New Mexico Geological Society Annual Spring Meeting — Abstracts

The dermal skull bones of temnospondyl amphibians are textured with patterns of raised, honeycomb-like and/or ridge-and-groove patterns. The function of this texture has been the subject of inquiry in several previous studies. Competing hypotheses propose that the texture: (1) increases the surface area of the skin in support of cutaneous respiration and/or thermal regulation, (2) strengthens the bone against stresses incurred during feeding, and/or (3) protects blood vessels supplying the skin and results from the growth of nutrient channels through the bone.
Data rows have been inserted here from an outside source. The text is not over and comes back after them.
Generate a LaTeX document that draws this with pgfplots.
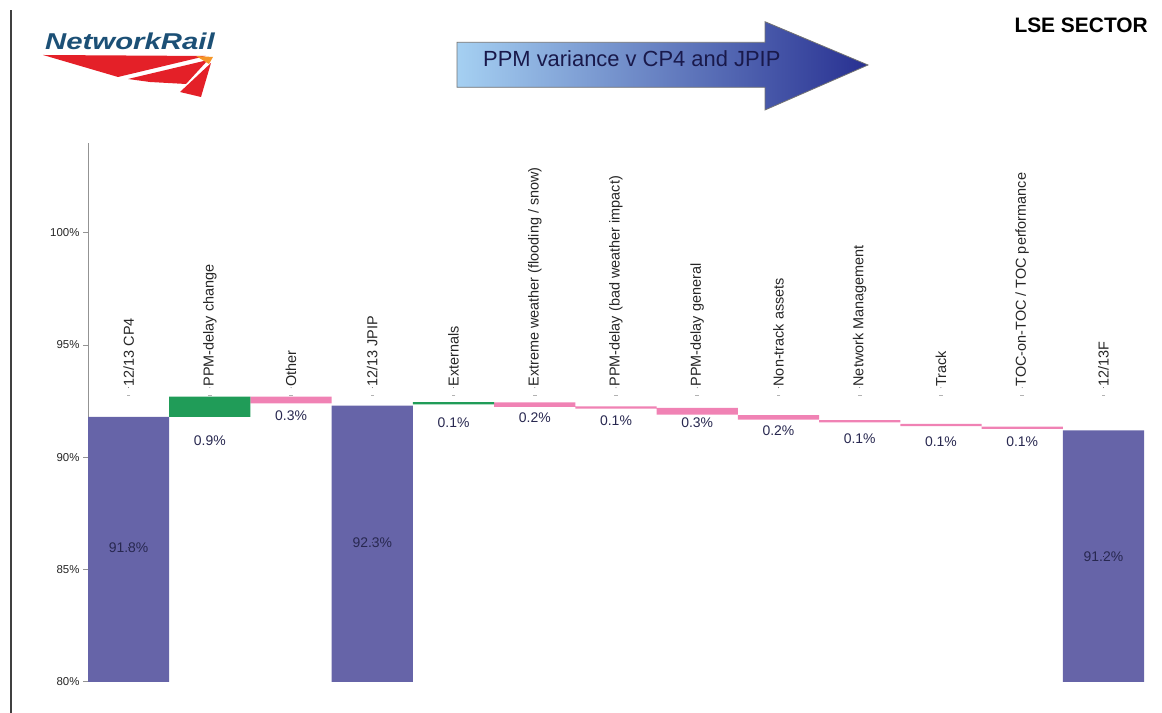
\documentclass[border=0pt]{standalone}
\usepackage{pgfplots}
\pgfplotsset{compat=1.18}
\usepackage{pgfplotstable}
\usepackage{graphicx}
\usepackage{fontspec}
\setmainfont{Liberation Sans}

\definecolor{totalbar}{RGB}{102,100,168}
\definecolor{upbar}{RGB}{32,156,88}
\definecolor{downbar}{RGB}{240,130,180}
\definecolor{nrblue}{RGB}{28,80,118}
\definecolor{nrred}{RGB}{228,32,40}
\definecolor{nrorange}{RGB}{245,150,40}
\definecolor{arrowlight}{RGB}{165,208,242}
\definecolor{arrowdark}{RGB}{40,48,145}
\definecolor{titleink}{RGB}{25,25,75}
\definecolor{labelink}{RGB}{40,40,80}

% waterfall steps: invisible base, then total / increase / decrease segments
\pgfplotstableread{
x  base   total  up   down
0  0      91.8   0    0
1  91.8   0      0.9  0
2  92.4   0      0    0.3
3  0      92.3   0    0
4  92.35  0      0.1  0
5  92.24  0      0    0.2
6  92.17  0      0    0.1
7  91.9   0      0    0.3
8  91.67  0      0    0.2
9  91.55  0      0    0.1
10 91.39  0      0    0.1
11 91.26  0      0    0.1
12 0      91.2   0    0
}\steps

% value labels: where each one sits, and the value it states
\pgfplotstableread{
x  ly     val
0  85.97  91.8
1  90.75  0.9
2  91.86  0.3
3  86.19  92.3
4  91.54  0.1
5  91.76  0.2
6  91.61  0.1
7  91.54  0.3
8  91.16  0.2
9  90.82  0.1
10 90.71  0.1
11 90.67  0.1
12 85.58  91.2
}\vallabels

\pgfplotsset{
  wfaxis/.style={
    scale only axis, width=1056bp, height=538.7bp,
    xmin=-0.5, xmax=12.5, ymin=80, ymax=104,
  },
  hiddenmarks/.style={only marks, mark=*, mark size=0.1pt,
    mark options={draw=none, fill=none}},
}

\begin{document}
\begin{tikzpicture}

% bars
\begin{axis}[wfaxis, name=main,
  at={(88bp,31.3bp)}, anchor=south west,
  ybar stacked, bar width=1,
  axis x line=bottom, axis y line=left,
  x axis line style={draw=none}, xtick=\empty,
  y axis line style={gray!85, line width=0.9bp, -},
  ytick={80,85,90,95,100},
  yticklabel={\pgfmathprintnumber{\tick}\%},
  /pgf/number format/assume math mode=true,
  yticklabel style={font=\fontsize{11.5}{12}\selectfont, text=black!85},
  ytick style={gray!85, line width=0.9bp},
  major tick length=5bp, tick align=outside,
]
\addplot[draw=none, fill=none] table[x=x, y=base] {\steps};
\addplot[draw=none, fill=totalbar] table[x=x, y=total] {\steps};
\addplot[draw=none, fill=upbar] table[x=x, y=up] {\steps};
\addplot[draw=none, fill=downbar] table[x=x, y=down] {\steps};
\end{axis}

% labels and category ticks
\begin{axis}[wfaxis, at={(main.south west)}, anchor=south west,
  hide axis, clip=false]
\addplot[hiddenmarks,
  point meta=explicit,
  nodes near coords={\pgfmathprintnumber[fixed, precision=1, zerofill,
    assume math mode=true]{\pgfplotspointmeta}\%},
  every node near coord/.append style={anchor=center, text=labelink,
    font=\fontsize{14}{14}\selectfont}]
  table[x=x, y=ly, meta=val] {\vallabels};

\addplot[only marks, mark=-, mark size=1.8bp, gray!60, line width=0.8bp] coordinates {
  (0,92.75) (1,92.75) (2,92.75) (3,92.75) (4,92.75) (5,92.75) (6,92.75)
  (7,92.75) (8,92.75) (9,92.75) (10,92.75) (11,92.75) (12,92.75)};

\addplot[hiddenmarks,
  point meta=explicit symbolic,
  nodes near coords,
  every node near coord/.append style={rotate=90, anchor=west, inner sep=1bp,
    text=black!85, font=\fontsize{14.5}{14.5}\selectfont}]
  coordinates {
  (0,93.1)  [{12/13 CP4}]
  (1,93.1)  [{PPM-delay change}]
  (2,93.1)  [{Other}]
  (3,93.1)  [{12/13 JPIP}]
  (4,93.1)  [{Externals}]
  (5,93.1)  [{Extreme weather (flooding / snow)}]
  (6,93.1)  [{PPM-delay (bad weather impact)}]
  (7,93.1)  [{PPM-delay general}]
  (8,93.1)  [{Non-track assets}]
  (9,93.1)  [{Network Management}]
  (10,93.1) [{Track}]
  (11,93.1) [{TOC-on-TOC / TOC performance}]
  (12,93.1) [{12/13F}]
};
\end{axis}

\begin{scope}[x=1bp, y=1bp]
% page frame line on the left
\draw[black!75, line width=1.6bp] (11,0) -- (11,703);

% Network Rail logo
\fill[nrred] (43,658) -- (206,657) -- (118,636) -- cycle;
\fill[nrred] (128,634) -- (208,653) -- (186,629) -- (150,631) -- cycle;
\fill[nrred] (180,621) -- (211,650) -- (201,616) -- cycle;
\fill[nrorange] (196,657) -- (213,656) -- (209,649) -- cycle;
\node[anchor=base west, inner sep=0, text=nrblue,
      font=\fontsize{23}{23}\selectfont\bfseries\itshape] at (45,663)
      {\scalebox{1.28}[1]{NetworkRail}};

% heading arrow
\shade[left color=arrowlight, right color=arrowdark, draw=black!55, line width=0.8bp]
  (457,670.7) -- (765,670.7) -- (765,691.3) -- (868,648) -- (765,603)
  -- (765,625.7) -- (457,625.7) -- cycle;
\node[anchor=west, inner sep=0, text=titleink,
      font=\fontsize{22}{22}\selectfont] at (483,654) {PPM variance v CP4 and JPIP};

\node[anchor=east, inner sep=0, font=\fontsize{21}{21}\selectfont\bfseries]
  at (1148,688) {LSE SECTOR};

\pgfresetboundingbox
\useasboundingbox (0,0) rectangle (1162,713);
\end{scope}
\end{tikzpicture}
\end{document}
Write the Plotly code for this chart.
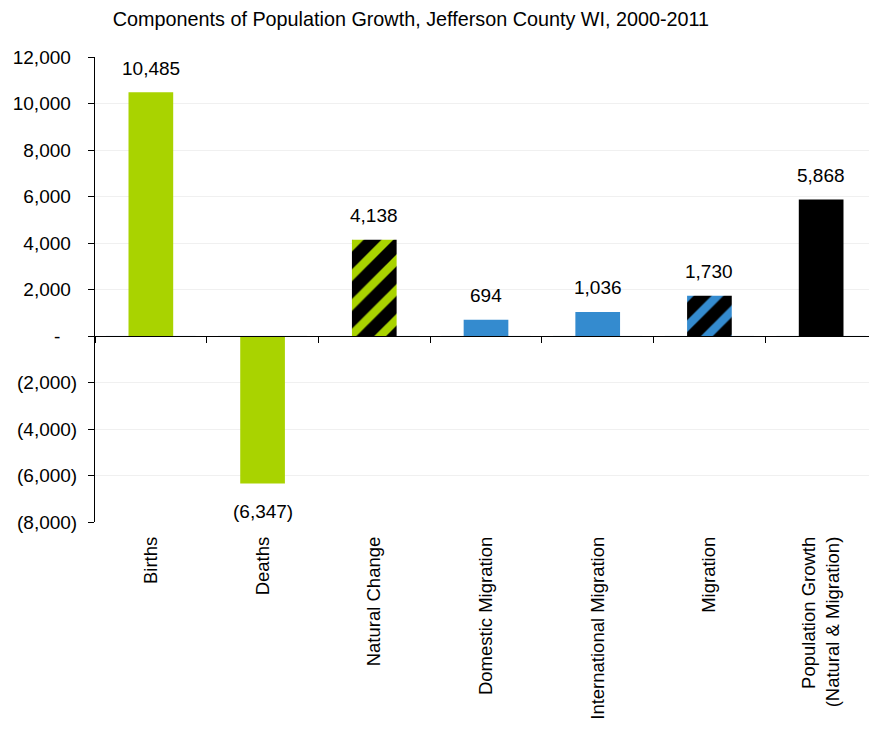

We studied skulls of the Middle Triassic cyclotosaurid amphibian, Eocyclotosaurus, from the Moenkopi Formation near Anton Chico, NM, to perform our own investigation. The skull surface texture was recorded by applying latex rubber to the skulls and then peeling it away after drying. The latex peels were cut to reveal the texture in cross section, and the surface area increase attributable to the texture was calculated. Allometric analysis of the surface area increase showed strong negative allometry (allometric constant ~ 0.14). We calculate that surface area must increase with a positive allometric constant of 1.5 to maintain support of skin breathing or thermal regulation throughout growth. Thus, while some skin breathing is possible in these animals, the surface area increase due to dermal bone texture cannot be a significant contributing factor.

Studies of stress in the skulls of predators during prey capture show that stress typically concentrates above and in front of the jaw joint and on the snout in front of the orbits. We note that these are the areas in the Eocyclotosaurus skulls where ridge-and-groove texture is present, whereas the honeycomb texture is present around the orbits and over the braincase. We calculated the strength and stiffness increase due to the dermal bone texture in these critical areas. The preliminary results showed that strength was increased by 77% and stiffness increased by 160%, while the bone mass increase due to the texture was only 29%. This represents a purchase of considerable strength and stiffness with a relatively small increase in mass. Thus, our results reinforce the argument for structural significance of the dermal bone texture, while not rejecting some possible contribution of the other hypothesized processes.